Cyrano de Bergerac
Edmond Rostand in a new version by Derek Mahon
Review by Philip Fisher
It is now often forgotten but Cyrano de Bergerac was a real man. A Seventeenth Century poet, wit, philosopher and swordsman, he wrote the excellent and now sadly neglected Voyage to the Moon and the Sun.
A couple of centuries later, the young playwright Edmond Rostand recreated him as a tragi-comic fictionalised hero who, on occasion, has the panache of a contemporary superhero and the generosity of Robin Hood. More recently, Antony Sher and Robert Lindsay here, and two heartthrobs, Jean-Paul Belmondo and Gerard Depardieu in his homeland, have graced the part. In Hollywood, even Steve Martin has had a go, opposite Daryl Hannah.
This new version of the play is part of the National Theatre's latest Travelex £10 season in which two-thirds of the seats cost that sum. One apparent consequence is that, while there is a large cast, multi-award-winning designer William Dudley's set is an economy version. Following the Peter Brook Empty Space principle, it consists of little more than a large piece of scaffolding on the Olivier's revolving stage. This is enhanced by John Bright's flamboyant late-Nineteenth Century costumes and Paul Anderson's adventurous and colourful lighting, together with a bit of dry ice.
Within these limited confines, director Howard Davies uses language, together with dance and Irish and French influenced folksy music, to relate the famous tale of the unbelievably large-nosed Cyrano de Bergerac's unrequited love for the beautiful Roxanne, played with sweet, if occasionally bland innocence by Claire Price.
She is a woman who turns almost every man's head, including not only the eponymous hero but also Malcolm Storry's dastardly Count and more significantly, the overly dull but handsome Christian played by Zubin Varla. It is to him that Cyrano lends his wit and poetry to win Roxanne, breaking his own heart in the process. The best and funniest scene in the production is one in which he trains his brainless protégé to woo the lady, with hilarious results.

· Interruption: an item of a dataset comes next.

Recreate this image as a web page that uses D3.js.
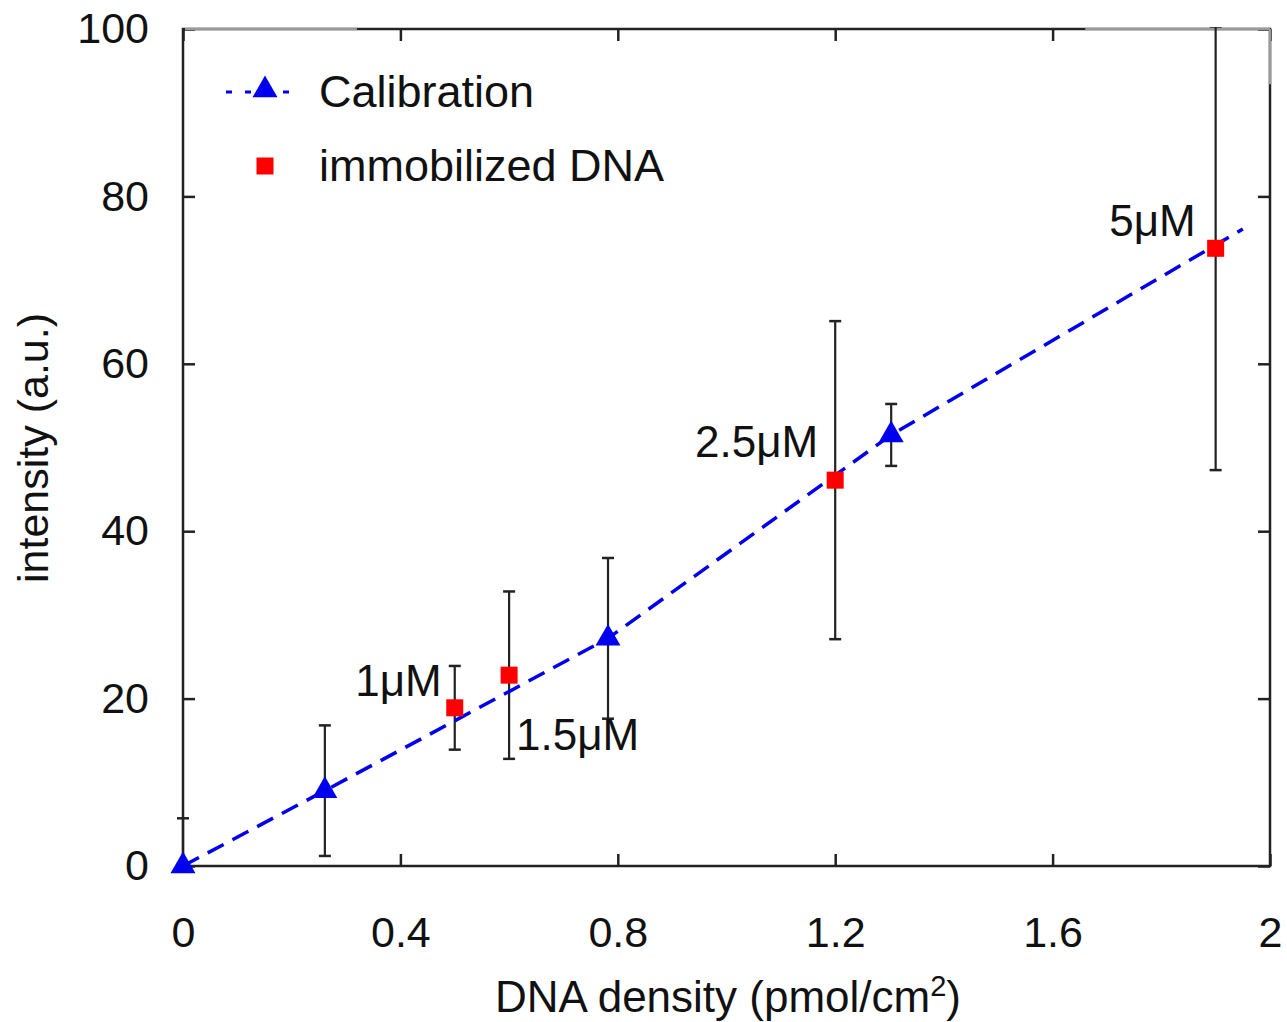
<!DOCTYPE html>
<html>
<head>
<meta charset="utf-8">
<script src="https://cdn.jsdelivr.net/npm/d3@7"></script>
<style>
  body { margin: 0; background: #fff; }
  text { font-family: "Liberation Sans", Arial, sans-serif; fill: #111; }
</style>
</head>
<body>
<script>
// calibration points (blue triangles) + end of the dashed fit line
var calX = [0, 0.261, 0.782, 1.303];
var calY = [0, 9.0, 27.2, 51.5];
var calErr = [5.7, 7.8, 9.6, 3.7];
var calEndX = 1.95, calEndY = 76.1;

// immobilized DNA (red squares)
var dnaX = [0.5, 0.6, 1.2, 1.9];
var dnaY = [18.9, 22.8, 46.1, 73.8];
var dnaErr = [5.0, 10.0, 19.0, 26.5];
var dnaLabels = ["1\u03bcM", "1.5\u03bcM", "2.5\u03bcM", "5\u03bcM"];

var xTicks = [0, 0.4, 0.8, 1.2, 1.6, 2];
var yTicks = [0, 20, 40, 60, 80, 100];

(function () {
var W = 1287, H = 1022;
var mL = 183, mR = 1270, mT = 29, mB = 866;

var svg = d3.select("body").append("svg").attr("width", W).attr("height", H);

var x = d3.scaleLinear().domain([0, 2]).range([mL, mR]);
var y = d3.scaleLinear().domain([0, 100]).range([mB, mT]);

// axes, ticks inward on all four sides
function styleAxis(g) {
  g.select(".domain").remove();
  g.selectAll(".tick line").attr("stroke", "#222").attr("stroke-width", 2.5);
  g.selectAll("text").style("font-size", "43px").attr("fill", "#111");
}
svg.append("g").attr("transform", "translate(0," + mB + ")")
  .call(d3.axisBottom(x).tickValues(xTicks).tickFormat(d3.format("")).tickSize(-12).tickPadding(50))
  .call(styleAxis);
svg.append("g").attr("transform", "translate(" + mL + ",0)")
  .call(d3.axisLeft(y).tickValues(yTicks).tickSize(-12).tickPadding(34))
  .call(styleAxis);
svg.append("g").attr("transform", "translate(0," + mT + ")")
  .call(d3.axisTop(x).tickValues(xTicks).tickSize(-12).tickFormat(""))
  .call(styleAxis);
svg.append("g").attr("transform", "translate(" + mR + ",0)")
  .call(d3.axisRight(y).tickValues(yTicks).tickSize(-12).tickFormat(""))
  .call(styleAxis);

// frame
svg.append("rect").attr("x", mL).attr("y", mT)
  .attr("width", mR - mL).attr("height", mB - mT)
  .attr("fill", "none").attr("stroke", "#222").attr("stroke-width", 2.5);
// lighter bits of the frame seen in the original
svg.append("line").attr("x1", mL + 2).attr("x2", x(0.32)).attr("y1", mT).attr("y2", mT)
  .attr("stroke", "#9a9a9a").attr("stroke-width", 2.5);
svg.append("line").attr("x1", x(1.66)).attr("x2", mR).attr("y1", mT).attr("y2", mT)
  .attr("stroke", "#9a9a9a").attr("stroke-width", 2.5);
svg.append("line").attr("x1", mR).attr("x2", mR).attr("y1", mT).attr("y2", y(93.4))
  .attr("stroke", "#9a9a9a").attr("stroke-width", 2.5);

var plot = svg.append("g");
svg.append("clipPath").attr("id", "clip").append("rect")
  .attr("x", mL - 10).attr("y", mT - 2).attr("width", mR - mL + 20).attr("height", mB - mT + 2);

// error bars
function errBars(xs, ys, es, capW) {
  var g = plot.append("g").attr("clip-path", "url(#clip)");
  xs.forEach(function (xv, i) {
    var cx = x(xv), y1 = y(ys[i] + es[i]), y0 = y(ys[i] - es[i]);
    g.append("line").attr("x1", cx).attr("x2", cx).attr("y1", y1).attr("y2", y0)
      .attr("stroke", "#222").attr("stroke-width", 2.2);
    [y1, y0].forEach(function (yy) {
      g.append("line").attr("x1", cx - capW).attr("x2", cx + capW).attr("y1", yy).attr("y2", yy)
        .attr("stroke", "#222").attr("stroke-width", 2.5);
    });
  });
}
errBars(calX, calY, calErr, 6);
errBars(dnaX, dnaY, dnaErr, 6);

// dashed calibration line
var lineX = calX.concat([calEndX]), lineY = calY.concat([calEndY]);
plot.append("path")
  .attr("d", d3.line().x(function (d, i) { return x(lineX[i]); }).y(function (d, i) { return y(lineY[i]); })(lineX))
  .attr("fill", "none").attr("stroke", "#0000ee").attr("stroke-width", 3.5)
  .attr("stroke-dasharray", "18,10");

var tri = d3.symbol().type(d3.symbolTriangle).size(270);
plot.selectAll(".tri").data(calX).enter().append("path")
  .attr("transform", function (d, i) { return "translate(" + x(d) + "," + y(calY[i]) + ")"; })
  .attr("d", tri).attr("fill", "#0000ee");

var sq = 17;
plot.selectAll(".sq").data(dnaX).enter().append("rect")
  .attr("x", function (d) { return x(d) - sq / 2; })
  .attr("y", function (d, i) { return y(dnaY[i]) - sq / 2; })
  .attr("width", sq).attr("height", sq).attr("fill", "#ff0000");

// point labels
var labOff = [[-13, -12, "end"], [7, 75, "start"], [-17, -23, "end"], [-20, -12, "end"]];
plot.selectAll(".lab").data(dnaLabels).enter().append("text")
  .attr("x", function (d, i) { return x(dnaX[i]) + labOff[i][0]; })
  .attr("y", function (d, i) { return y(dnaY[i]) + labOff[i][1]; })
  .attr("text-anchor", function (d, i) { return labOff[i][2]; })
  .style("font-size", "44px").text(function (d) { return d; });

// legend
var lg = svg.append("g");
lg.append("line").attr("x1", 226).attr("x2", 295).attr("y1", 92).attr("y2", 92)
  .attr("stroke", "#0000ee").attr("stroke-width", 3).attr("stroke-dasharray", "6,13");
lg.append("path").attr("transform", "translate(265,90)").attr("d", tri).attr("fill", "#0000ee");
lg.append("text").attr("x", 319).attr("y", 107).style("font-size", "45px").text("Calibration");
lg.append("rect").attr("x", 265 - sq / 2).attr("y", 166 - sq / 2).attr("width", sq).attr("height", sq).attr("fill", "#ff0000");
lg.append("text").attr("x", 319).attr("y", 181).style("font-size", "45px").text("immobilized DNA");

// axis titles
var xt = svg.append("text").attr("x", 728).attr("y", 1012).attr("text-anchor", "middle").style("font-size", "44px");
xt.append("tspan").text("DNA density (pmol/cm");
xt.append("tspan").attr("dy", -16).style("font-size", "29px").text("2");
xt.append("tspan").attr("dy", 16).text(")");

svg.append("text").attr("transform", "translate(48,448) rotate(-90)")
  .attr("text-anchor", "middle").style("font-size", "43px").text("intensity (a.u.)");
})();
</script>
</body>
</html>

Stephen Rea plays the title role with his own Irish accent and manages to combine wit, poetry and sadness with considerable success. He sports the traditional "glorious snout" beyond which Roxanne cannot see, until her moment of enlightenment at the play's tragic and very moving dénouement. Rea is at his best as an oppressed, depressed and love-lorn Cyrano, who chooses to make his beloved happy at his own expense.
In addition to the main actors, it is necessary to single out an excellent piece of comic character acting from Anthony O'Donnell as the poet-baker, Ragueneau.
Irish poet Derek Mahon's new version is modern to the extent of containing deliberately anachronistic allusions, often brash, and very uneven. Much of it is in rhyming couplets and at its best, particularly in a speech delivered by Rea that outlines Cyrano's freethinking philosophy, it can be very poetic and beautiful. Sometimes though, it misses quite badly. Despite many flashes of directorial wit, there is an overall feeling that both the script and the production might have benefited from a longer period of preparation.
Cyrano de Bergerac may not have managed the forty curtain calls that the play received on its first night in 1897. It does provide an entertaining, if sometimes flawed three hours.